- INSTRUCTIONS FOR THE TASK -
Your task is to write out only the lines running from the line with "Give me the TikZ source for this diagram." to the line with "import numpy as np", both ends kept, with no images.

- EXTRACTED DATA -
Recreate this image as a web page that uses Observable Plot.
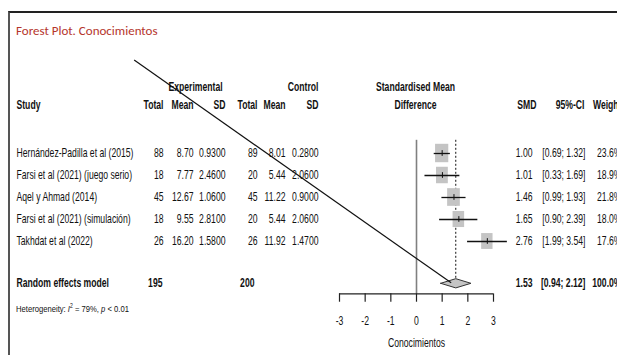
<!DOCTYPE html>
<html><head><meta charset="utf-8">
<script src="https://cdn.jsdelivr.net/npm/d3@7"></script>
<script src="https://cdn.jsdelivr.net/npm/@observablehq/plot@0.6"></script>
<style>
html,body{margin:0;padding:0;background:#fff;overflow:hidden;width:617px;height:355px}
#wrap{position:relative;width:617px;height:355px;overflow:hidden}
#frame{position:absolute;left:8px;top:11px;width:700px;height:400px;border-top:2px solid #222;border-left:2px solid #555;box-sizing:border-box}
#title{position:absolute;left:16px;top:23px;font-family:Carlito,Lato,sans-serif;font-size:13px;color:#b5352b;white-space:nowrap}
#het{position:absolute;left:16px;top:303px;font-family:"Liberation Sans",Arial,sans-serif;font-size:9.8px;color:#111;white-space:nowrap;transform:scaleX(0.78);transform-origin:0 0}
#het sup{font-size:6.5px;vertical-align:4px;line-height:0}
#chart{position:absolute;left:0;top:0}
</style></head>
<body><div id="wrap"><div id="frame"></div><div id="title"></div><div id="chart"></div><div id="het"></div></div>
<script>
// ---- data ----
const titleText = "Forest Plot. Conocimientos";
const studies = ["Hernández-Padilla et al (2015)", "Farsi et al (2021) (juego serio)", "Aqel y Ahmad (2014)", "Farsi et al (2021) (simulación)", "Takhdat et al (2022)"];
const expTotal = [88, 18, 45, 18, 26];
const expMean = [8.70, 7.77, 12.67, 9.55, 16.20];
const expSD = [0.93, 2.46, 1.06, 2.81, 1.58];
const ctlTotal = [89, 20, 45, 20, 26];
const ctlMean = [8.01, 5.44, 11.22, 5.44, 11.92];
const ctlSD = [0.28, 2.06, 0.90, 2.06, 1.47];
const smd = [1.00, 1.01, 1.46, 1.65, 2.76];
const ciLower = [0.69, 0.33, 0.99, 0.90, 1.99];
const ciUpper = [1.32, 1.69, 1.93, 2.39, 3.54];
const weight = [23.6, 18.9, 21.8, 18.0, 17.6];
const summaryLabel = "Random effects model";
const summaryExpTotal = 195;
const summaryCtlTotal = 200;
const summarySMD = 1.53;
const summaryLower = 0.94;
const summaryUpper = 2.12;
const summaryWeight = 100.0;
const hetI2 = 79;
const hetP = "< 0.01";
const xTicks = [-3, -2, -1, 0, 1, 2, 3];
const xLabel = "Conocimientos";
const headerTop = ["Experimental", "Control", "Standardised Mean"];
const headerBottom = ["Study", "Total", "Mean", "SD", "Total", "Mean", "SD", "Difference", "SMD", "95%-CI", "Weight"];
// hand-drawn annotation line (in SMD units / row units)
const annotation = [{x1: -11.0, y1: -3.25, x2: 1.35, y2: 6.88}];

// ---- layout ----
const W = 617, H = 355;
const xs = d3.scaleLinear([-3, 3], [339, 493]);
const px = p => xs.invert(p);
const FONT = "'Liberation Sans',Arial,sans-serif";
const FS = 12;
const SQUASH = 0.72;
const rowTop = -2, rowHead = -1.2, rowSum = 6.9, axisRow = 7.38, tickLabRow = 8.6, axisLabRow = 9.6, refTop = 0.4;

document.getElementById("title").textContent = titleText;
document.getElementById("het").innerHTML = `Heterogeneity: <i>I</i><sup>2</sup> = ${hetI2}%, <i>p</i> ${hetP.replace("<","&lt;")}`;

const rows = studies.map((s, i) => ({
  study: s, row: i + 1, eT: expTotal[i], eM: expMean[i], eS: expSD[i],
  cT: ctlTotal[i], cM: ctlMean[i], cS: ctlSD[i],
  smd: smd[i], lo: ciLower[i], hi: ciUpper[i], w: weight[i]
}));

const cols = [
  {p: 16, a: "start", f: d => d.study},
  {p: 163, a: "end", f: d => String(d.eT)},
  {p: 193, a: "end", f: d => d.eM.toFixed(2)},
  {p: 225, a: "end", f: d => d.eS.toFixed(4)},
  {p: 257, a: "end", f: d => String(d.cT)},
  {p: 285, a: "end", f: d => d.cM.toFixed(2)},
  {p: 318, a: "end", f: d => d.cS.toFixed(4)},
  {p: 532, a: "end", f: d => d.smd.toFixed(2)},
  {p: 585, a: "end", f: d => `[${d.lo.toFixed(2)}; ${d.hi.toFixed(2)}]`},
  {p: 621, a: "end", f: d => d.w.toFixed(1) + "%"}
];

const tableMarks = cols.map(c => Plot.text(rows, {
  x: () => px(c.p), y: "row", text: c.f, textAnchor: c.a, fontSize: FS, fill: "#111"
}));

const headPos = [
  {p: 195, a: "middle", r: rowTop}, {p: 318, a: "end", r: rowTop}, {p: 415, a: "middle", r: rowTop}
];
const headPos2 = [
  {p: 16, a: "start"}, {p: 163, a: "end"}, {p: 193, a: "end"}, {p: 225, a: "end"}, {p: 257, a: "end"},
  {p: 285, a: "end"}, {p: 318, a: "end"}, {p: 415, a: "middle"}, {p: 536, a: "end"}, {p: 584, a: "end"}, {p: 621, a: "end"}
];
const headerItems = headerTop.map((t, i) => ({t, ...headPos[i]}))
  .concat(headerBottom.map((t, i) => ({t, r: rowHead, ...headPos2[i]})));
const headerMarks = ["start", "middle", "end"].map(a => Plot.text(headerItems.filter(d => d.a === a), {
  x: d => px(d.p), y: "r", text: "t", textAnchor: a, fontSize: FS, fontWeight: "bold", fill: "#111"
}));

const sumItems = [
  {t: summaryLabel, p: 16, a: "start"},
  {t: String(summaryExpTotal), p: 162, a: "end"},
  {t: String(summaryCtlTotal), p: 254, a: "end"},
  {t: summarySMD.toFixed(2), p: 532, a: "end"},
  {t: `[${summaryLower.toFixed(2)}; ${summaryUpper.toFixed(2)}]`, p: 585, a: "end"},
  {t: summaryWeight.toFixed(1) + "%", p: 621, a: "end"}
];
const sumMarks = ["start", "end"].map(a => Plot.text(sumItems.filter(d => d.a === a), {
  x: d => px(d.p), y: () => rowSum, text: "t", textAnchor: a, fontSize: FS, fontWeight: "bold", fill: "#111"
}));

// square half sizes (px -> units)
const hw = w => (6.6 * Math.sqrt(w / 23.6)) / 25.67;
const hh = w => (9.2 * Math.sqrt(w / 23.6)) / 22;
const dh = 0.21;
const diamond = [
  {x: summaryLower, y: rowSum}, {x: summarySMD, y: rowSum - dh},
  {x: summaryUpper, y: rowSum}, {x: summarySMD, y: rowSum + dh}, {x: summaryLower, y: rowSum}
];

const chart = Plot.plot({
  width: W, height: H, margin: 0,
  style: {fontFamily: FONT, fontSize: FS + "px", background: "transparent", overflow: "visible"},
  x: {domain: [-3, 3], range: [339, 493], axis: null},
  y: {domain: [1, 5], range: [153, 241], axis: null},
  marks: [
    Plot.ruleX([0], {y1: refTop, y2: axisRow, stroke: "#808080", strokeWidth: 1.6}),
    Plot.ruleX([summarySMD], {y1: refTop, y2: rowSum - dh, stroke: "#111", strokeWidth: 1, strokeDasharray: "2,2"}),
    Plot.rect(rows, {x1: d => d.smd - hw(d.w), x2: d => d.smd + hw(d.w), y1: d => d.row - hh(d.w), y2: d => d.row + hh(d.w), fill: "#c4c4c4"}),
    Plot.ruleY(rows, {y: "row", x1: "lo", x2: "hi", stroke: "#111", strokeWidth: 1.3}),
    Plot.ruleX(rows, {x: "smd", y1: d => d.row - 0.13, y2: d => d.row + 0.13, stroke: "#111", strokeWidth: 1}),
    Plot.line(diamond, {x: "x", y: "y", fill: "#c4c4c4", stroke: "#333", strokeWidth: 1}),
    Plot.ruleY([axisRow], {x1: xTicks[0], x2: xTicks[xTicks.length - 1], stroke: "#222", strokeWidth: 1.2}),
    Plot.ruleX(xTicks, {x: d => d, y1: axisRow, y2: axisRow + 0.38, stroke: "#222", strokeWidth: 1.2}),
    Plot.text(xTicks, {x: d => d, y: () => tickLabRow, text: d => String(d), fontSize: FS, fill: "#111"}),
    Plot.text([xLabel], {x: () => 0, y: () => axisLabRow, text: d => d, fontSize: FS, fill: "#111"}),
    ...tableMarks, ...headerMarks, ...sumMarks,
    Plot.link(annotation, {x1: "x1", y1: "y1", x2: "x2", y2: "y2", stroke: "#111", strokeWidth: 1.2})
  ]
});
document.getElementById("chart").appendChild(chart);
// narrow (Arial Narrow-like) glyphs: condense every label horizontally around its anchor
chart.querySelectorAll("text").forEach(t => {
  let tr = t.getAttribute("transform");
  if (!tr) {
    const x = +(t.getAttribute("x") || 0), y = +(t.getAttribute("y") || 0);
    t.removeAttribute("x"); t.removeAttribute("y");
    tr = `translate(${x},${y})`;
  }
  t.setAttribute("transform", `${tr} scale(${SQUASH},1)`);
});
</script></body></html>
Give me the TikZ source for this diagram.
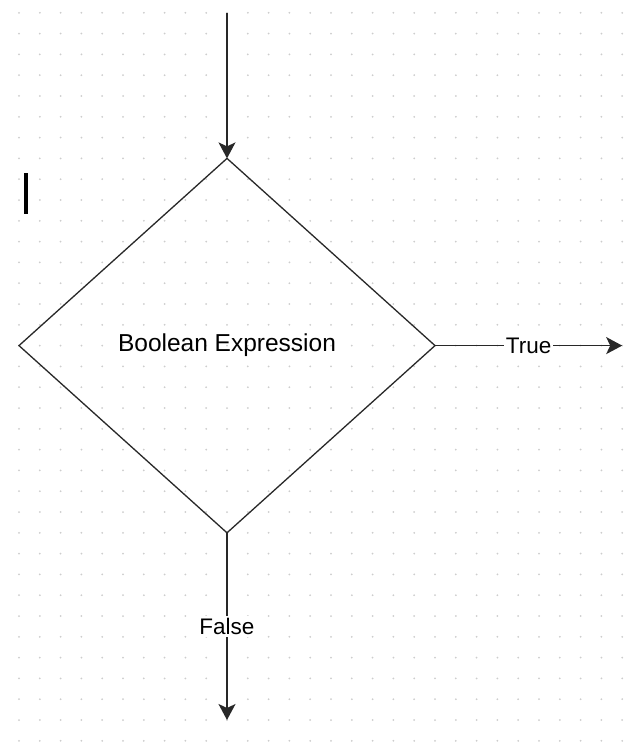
\documentclass[tikz,border=0pt]{standalone}
\usepackage{fontspec}
\setmainfont{Liberation Sans}
\usepackage{tikz}
\usetikzlibrary{shapes.geometric,arrows.meta,positioning}
\definecolor{dotgray}{RGB}{205,205,205}
\definecolor{linegray}{RGB}{40,40,40}

\begin{document}
\begin{tikzpicture}[
    x=20.8pt, y=-20.8pt,
    decision/.style={diamond, draw=linegray, line width=1.3pt, inner sep=0pt, outer sep=0pt,
        minimum width=416pt, minimum height=374.4pt, font=\fontsize{24.5}{29}\selectfont},
    flow/.style={draw=linegray, line width=1.6pt, -{Stealth[length=16pt,width=17pt,inset=4pt]}},
    label/.style={fill=white, inner sep=2pt, font=\fontsize{22.5}{27}\selectfont},
]
    \useasboundingbox (-19pt,12.8pt) rectangle (619pt,-739.2pt);
    % Grid
    \foreach \i in {0,...,29} {
        \foreach \j in {0,...,35} {
            \fill[dotgray] (\i,\j) circle (1pt);
        }
    }
    % Cursor
    \fill[black] (0.24,7.7) rectangle (0.43,9.67);
    \node[decision] (cond) at (10,16) {Boolean Expression};
    \coordinate (entry) at (10,0);
    \coordinate (yes) at (29,16);
    \coordinate (no) at (10,34);
    \draw[flow] (entry) -- (cond.north);
    \draw[flow] (cond.east) -- node[label] {True} (yes);
    \draw[flow] (cond.south) -- node[label] {False} (no);
\end{tikzpicture}
\end{document}
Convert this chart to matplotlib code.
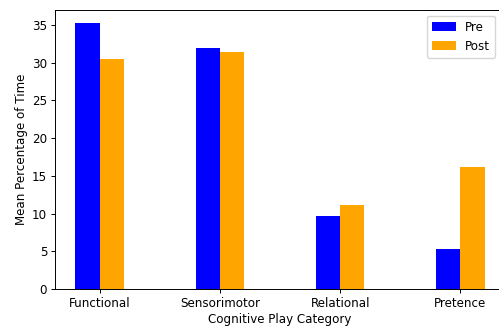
import matplotlib
matplotlib.use("Agg")
import matplotlib.pyplot as plt
import numpy as np

categories = ["Functional", "Sensorimotor", "Relational", "Pretence"]
pre = [35.3, 32.0, 9.7, 5.3]
post = [30.5, 31.4, 11.1, 16.2]

fs = 8.6
fig = plt.figure(figsize=(4.99, 3.27), dpi=100)
ax = fig.add_axes([55/499, 1-289/327, 450/499, 279/327])
x = np.arange(len(categories))
w = 0.2
ax.bar(x - w/2, pre, w, color="blue", label="Pre")
ax.bar(x + w/2, post, w, color="orange", label="Post")
ax.set_xticks(x)
ax.set_xticklabels(categories, fontsize=fs)
ax.tick_params(axis="both", labelsize=fs, length=2.8, pad=2.8, width=0.7)
for s in ax.spines.values():
    s.set_linewidth(0.7)
ax.set_xlabel("Cognitive Play Category", fontsize=fs, labelpad=2.5)
ax.set_ylabel("Mean Percentage of Time", fontsize=fs, labelpad=3)
ax.set_ylim(0, 37)
ax.set_xlim(-0.37, 3.37)
ax.legend(loc="upper right", fontsize=fs, bbox_to_anchor=(446/450, 1), borderaxespad=0.5)
fig.savefig("out.png", dpi=100)
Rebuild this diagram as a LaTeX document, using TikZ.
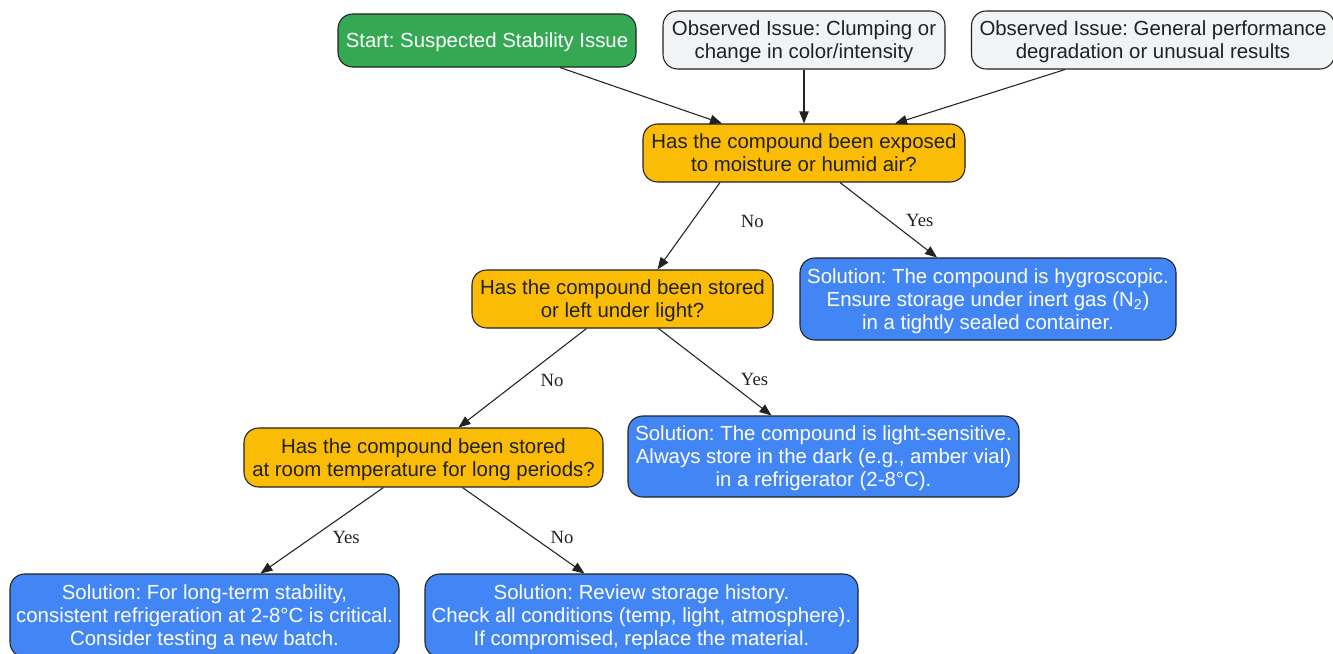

- OUTPUT -
Give me the TikZ source for this diagram.
\documentclass[tikz,border=0pt]{standalone}
\usepackage{fontspec}
\setmainfont{Liberation Sans}
\usepackage{tikz}
\usetikzlibrary{shapes.geometric,arrows.meta,positioning}
\definecolor{dotgray}{RGB}{205,205,205}
\definecolor{linegray}{RGB}{40,40,40}

\begin{document}
\begin{tikzpicture}[
    x=20.8pt, y=-20.8pt,
    decision/.style={diamond, draw=linegray, line width=1.3pt, inner sep=0pt, outer sep=0pt,
        minimum width=416pt, minimum height=374.4pt, font=\fontsize{24.5}{29}\selectfont},
    flow/.style={draw=linegray, line width=1.6pt, -{Stealth[length=16pt,width=17pt,inset=4pt]}},
    label/.style={fill=white, inner sep=2pt, font=\fontsize{22.5}{27}\selectfont},
]
    \useasboundingbox (-19pt,12.8pt) rectangle (619pt,-739.2pt);
    % Grid
    \foreach \i in {0,...,29} {
        \foreach \j in {0,...,35} {
            \fill[dotgray] (\i,\j) circle (1pt);
        }
    }
    % Cursor
    \fill[black] (0.24,7.7) rectangle (0.43,9.67);
    \node[decision] (cond) at (10,16) {Boolean Expression};
    \coordinate (entry) at (10,0);
    \coordinate (yes) at (29,16);
    \coordinate (no) at (10,34);
    \draw[flow] (entry) -- (cond.north);
    \draw[flow] (cond.east) -- node[label] {True} (yes);
    \draw[flow] (cond.south) -- node[label] {False} (no);
\end{tikzpicture}
\end{document}
Convert this chart to matplotlib code.
import matplotlib
matplotlib.use("Agg")
import matplotlib.pyplot as plt
import numpy as np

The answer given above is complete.